I
It had been years since I’d seen this end of 47th Street, or that particular doorway. As I gazed through the rain-spattered window of the cab, those long-forgotten days welled up warmly in my chest like a departed consort back from the dead, projecting themselves beneath the filthy street lamps that lit only selected parts of the sidewalk here. Their collective haze deftly cloaked the drugs, the urine, empty liquor bottles in crinkled brown bags, crack vials, dog shit, and bodies strewn across stoops. It begat an atmosphere that matched the glitter-paved blocks of Broadway, a glamorous mirage in the stinking city; but this one was more simple, more genuine. Rooted in reality.
It could just as easily have been Park Avenue. Lost souls create their own private worlds in parallel form, worlds that work in the same way things work across town. They deal, they cope, they live. Most of them survive. They are merely more exposed, their suffering more immediate, explicit, and direct. Pain need not be exhumed in weekly therapy sessions; it is in the face.
All things considered, it was not quite as bad as it sounds. Nothing is ever as grave as it appears to one who does not know it, who does not live with it day‑in/day-out. I recalled what my life had consisted of in those days. It seemed so rash, so distant – careless, pointless, and brief. As though it had never happened, or had been lived by someone else – forgotten conveniently and entirely. It stirred something inside me now – some dark, aching thing that sank into my stomach. As the nausea began, I realized that nothing had changed at all, that I had not labored a single inch past that state of unknowing and sorrow. The only difference was that I didn’t believe in dreams anymore. I believed only that things could get worse. I had lost my hope and all of my innocence – any child-like faith that good outweighs evil, that someone will come along to protect and love you forever. I had become too frightened to believe that fate, my fate, would be one that led to happiness. I suspected loneliness. I had only fear. It was all I had left.

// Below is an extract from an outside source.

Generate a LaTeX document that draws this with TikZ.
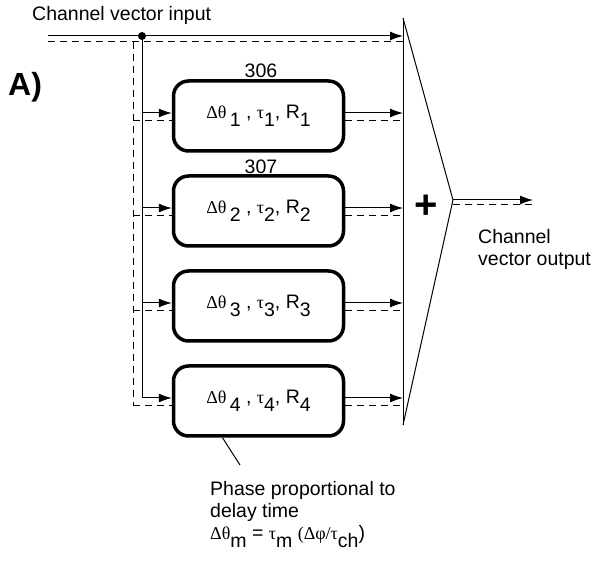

I found myself longing to live there again, in Hell’s Kitchen, as if things would be better somehow; the happiness and self-content I did not now possess would magically be found. I had successfully deluded myself of that in the past. But I knew better now. I was different – more … composed, calm, and even. Things that glittered no longer taunted me, roused my attention or my envy. I believed in wholeness, love, and beauty. I believed in sharing and planting and telling the truth. The problem was that though I believed all of those things, I could not live them. There simply was not enough good in me. I wanted to take people and shake them and tell them to stop it, just stop it – the charades, their “look,” the pompous self-indulgence. It filled me with disdain. With hatred. And I wanted to bash their heads in. If they would only see.
And then … twilight. That immortal elixir, shrouding the world in ephemeral mystery.